On January 11, 2000, Arundhati Roy was arrested along with 300 to 400 villagers who marched to protest the construction of India’s Narmada Dam. In April 2001, she was charged with criminal contempt and ordered to appear before India’s Supreme Court. Her case has been taken up by PEN Canada.

Writers are frequently drawn to write about human imperfection and suffering because their imagination allows them to step into the shoes of the one who suffers. In Roy’s case, her social conscience resonates in her art and her activism.

Her example gives me the courage to do the same.

MICHAEL & ME
Denis Chouinard On Michael Moore

AWARD-WINNING QUEBEC FILMMAKER DENIS CHOUINARD CO-DIRECTED HIS FIRST FEATURE IN 1997. HIS LATEST FILM, L'ANGE DE GOUDRON, WON BEST CANADIAN FILM AT THE 25TH ANNUAL MONTREAL WORLD FILM FESTIVAL.

I ADMIRE QUITE A FEW PEOPLE, but I’d especially like to tip my hat to the iconoclastic American filmmaker Michael Moore – for his integrity and his strong opinions.

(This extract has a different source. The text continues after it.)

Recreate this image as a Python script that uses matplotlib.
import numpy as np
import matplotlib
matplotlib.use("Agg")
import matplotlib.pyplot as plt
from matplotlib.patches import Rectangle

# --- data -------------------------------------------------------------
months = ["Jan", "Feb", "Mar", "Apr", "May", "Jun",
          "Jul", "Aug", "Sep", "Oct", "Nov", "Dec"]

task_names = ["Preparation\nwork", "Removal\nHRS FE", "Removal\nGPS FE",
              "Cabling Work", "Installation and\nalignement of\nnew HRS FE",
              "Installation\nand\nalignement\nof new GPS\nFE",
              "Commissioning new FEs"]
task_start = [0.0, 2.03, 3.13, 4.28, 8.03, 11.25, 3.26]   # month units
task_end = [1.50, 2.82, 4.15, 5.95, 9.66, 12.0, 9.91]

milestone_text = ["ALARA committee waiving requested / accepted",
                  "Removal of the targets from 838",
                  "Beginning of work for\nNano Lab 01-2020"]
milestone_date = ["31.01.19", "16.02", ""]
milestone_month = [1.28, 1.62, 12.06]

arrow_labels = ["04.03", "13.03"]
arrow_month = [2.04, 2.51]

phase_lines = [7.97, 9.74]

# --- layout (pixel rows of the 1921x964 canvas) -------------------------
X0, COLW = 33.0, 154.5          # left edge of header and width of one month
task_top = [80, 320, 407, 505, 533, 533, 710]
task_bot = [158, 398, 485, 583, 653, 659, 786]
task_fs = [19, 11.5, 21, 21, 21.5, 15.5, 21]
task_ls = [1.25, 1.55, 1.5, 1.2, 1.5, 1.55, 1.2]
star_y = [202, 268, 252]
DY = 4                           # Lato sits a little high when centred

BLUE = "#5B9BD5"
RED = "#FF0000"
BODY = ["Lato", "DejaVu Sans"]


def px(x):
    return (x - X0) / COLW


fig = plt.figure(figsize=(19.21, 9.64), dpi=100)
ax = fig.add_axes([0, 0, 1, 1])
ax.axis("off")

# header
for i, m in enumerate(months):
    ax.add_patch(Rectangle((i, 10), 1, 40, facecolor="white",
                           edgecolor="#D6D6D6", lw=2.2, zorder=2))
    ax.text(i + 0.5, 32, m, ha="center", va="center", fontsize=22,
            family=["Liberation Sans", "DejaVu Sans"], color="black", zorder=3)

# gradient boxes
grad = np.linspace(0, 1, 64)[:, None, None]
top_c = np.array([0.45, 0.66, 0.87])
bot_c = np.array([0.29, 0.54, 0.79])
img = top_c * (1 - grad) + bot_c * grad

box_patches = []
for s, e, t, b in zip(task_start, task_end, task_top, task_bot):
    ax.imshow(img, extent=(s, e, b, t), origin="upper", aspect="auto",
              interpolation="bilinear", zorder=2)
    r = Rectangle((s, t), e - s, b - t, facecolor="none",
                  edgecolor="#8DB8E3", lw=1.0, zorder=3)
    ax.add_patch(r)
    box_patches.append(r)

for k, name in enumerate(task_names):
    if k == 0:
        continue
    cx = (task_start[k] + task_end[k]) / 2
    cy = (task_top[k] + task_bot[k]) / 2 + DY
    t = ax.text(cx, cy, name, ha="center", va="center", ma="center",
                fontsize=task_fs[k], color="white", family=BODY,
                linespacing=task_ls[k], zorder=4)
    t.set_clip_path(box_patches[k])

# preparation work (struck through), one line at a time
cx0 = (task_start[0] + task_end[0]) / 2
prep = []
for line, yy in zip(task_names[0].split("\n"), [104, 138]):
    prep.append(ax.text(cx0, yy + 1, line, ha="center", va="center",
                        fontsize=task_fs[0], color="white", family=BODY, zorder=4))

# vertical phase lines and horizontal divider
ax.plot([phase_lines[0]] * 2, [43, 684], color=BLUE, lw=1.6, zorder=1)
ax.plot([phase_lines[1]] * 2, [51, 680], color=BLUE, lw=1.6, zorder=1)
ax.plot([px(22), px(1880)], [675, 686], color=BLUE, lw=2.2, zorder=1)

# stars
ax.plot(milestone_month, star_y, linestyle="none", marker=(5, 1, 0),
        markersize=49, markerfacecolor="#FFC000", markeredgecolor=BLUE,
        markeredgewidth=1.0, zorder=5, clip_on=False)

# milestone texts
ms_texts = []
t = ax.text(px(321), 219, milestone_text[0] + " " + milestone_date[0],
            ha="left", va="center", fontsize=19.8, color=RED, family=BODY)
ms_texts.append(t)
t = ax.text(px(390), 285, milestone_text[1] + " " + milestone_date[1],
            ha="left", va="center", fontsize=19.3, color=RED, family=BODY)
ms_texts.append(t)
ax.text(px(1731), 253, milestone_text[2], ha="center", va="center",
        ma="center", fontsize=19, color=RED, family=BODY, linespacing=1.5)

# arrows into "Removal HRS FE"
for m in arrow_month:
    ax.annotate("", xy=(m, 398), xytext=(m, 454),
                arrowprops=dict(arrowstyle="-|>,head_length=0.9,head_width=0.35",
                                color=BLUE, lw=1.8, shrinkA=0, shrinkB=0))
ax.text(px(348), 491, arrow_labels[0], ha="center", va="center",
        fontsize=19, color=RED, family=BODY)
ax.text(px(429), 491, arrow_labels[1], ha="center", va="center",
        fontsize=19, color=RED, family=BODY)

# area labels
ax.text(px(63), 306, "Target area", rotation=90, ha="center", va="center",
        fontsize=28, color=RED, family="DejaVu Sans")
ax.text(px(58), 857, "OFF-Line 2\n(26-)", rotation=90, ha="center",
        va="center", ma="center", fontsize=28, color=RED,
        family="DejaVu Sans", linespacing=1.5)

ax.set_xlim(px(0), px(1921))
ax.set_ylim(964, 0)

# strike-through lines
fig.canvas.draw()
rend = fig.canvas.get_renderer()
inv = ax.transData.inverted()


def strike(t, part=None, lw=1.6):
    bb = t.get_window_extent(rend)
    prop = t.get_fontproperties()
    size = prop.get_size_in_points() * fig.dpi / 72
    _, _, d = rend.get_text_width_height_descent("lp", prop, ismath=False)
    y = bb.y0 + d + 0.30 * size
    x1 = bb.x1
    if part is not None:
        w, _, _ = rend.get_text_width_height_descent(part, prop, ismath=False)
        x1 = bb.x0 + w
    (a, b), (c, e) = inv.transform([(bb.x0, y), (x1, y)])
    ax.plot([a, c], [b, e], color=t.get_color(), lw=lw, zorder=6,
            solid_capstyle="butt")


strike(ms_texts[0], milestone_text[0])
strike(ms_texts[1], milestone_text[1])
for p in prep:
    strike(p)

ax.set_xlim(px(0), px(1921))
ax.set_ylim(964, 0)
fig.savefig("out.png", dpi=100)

They were, as usual, evident in an article he posted on his Website immediately following the September 11 attacks on New York and Washington. Unlike the prevailing rhetoric, his was a thoughtful piece that prompted reflection.

But Moore is hardly an intellectual with a wall full of diplomas. As a young man, he was destined to work the assembly lines in Detroit, but he rejected the inevitability of his fate. In Roger & Me, one of my favourite films, he explores this issue with wry humour and candour. I like that his thinking goes contrary to the current neo-liberal tide. In a world where everyone is a micro-expert, Moore, like Noam Chomsky, is one of the few people who look at the big picture. He brings the same pragmatism to all topics: the working world, culture or the environment. And that’s rare.

Something I also like about Moore, with his baseball cap and Coke-bottle glasses is that he is no Paul Auster clone. He is simply unpretentious and it’s apparent in his Internet articles, where he talks about himself, offers opinions on today’s society and warns about manipulation by the media and governments.

If I met Moore in one of my favourite haunts, I would certainly offer to buy him a drink!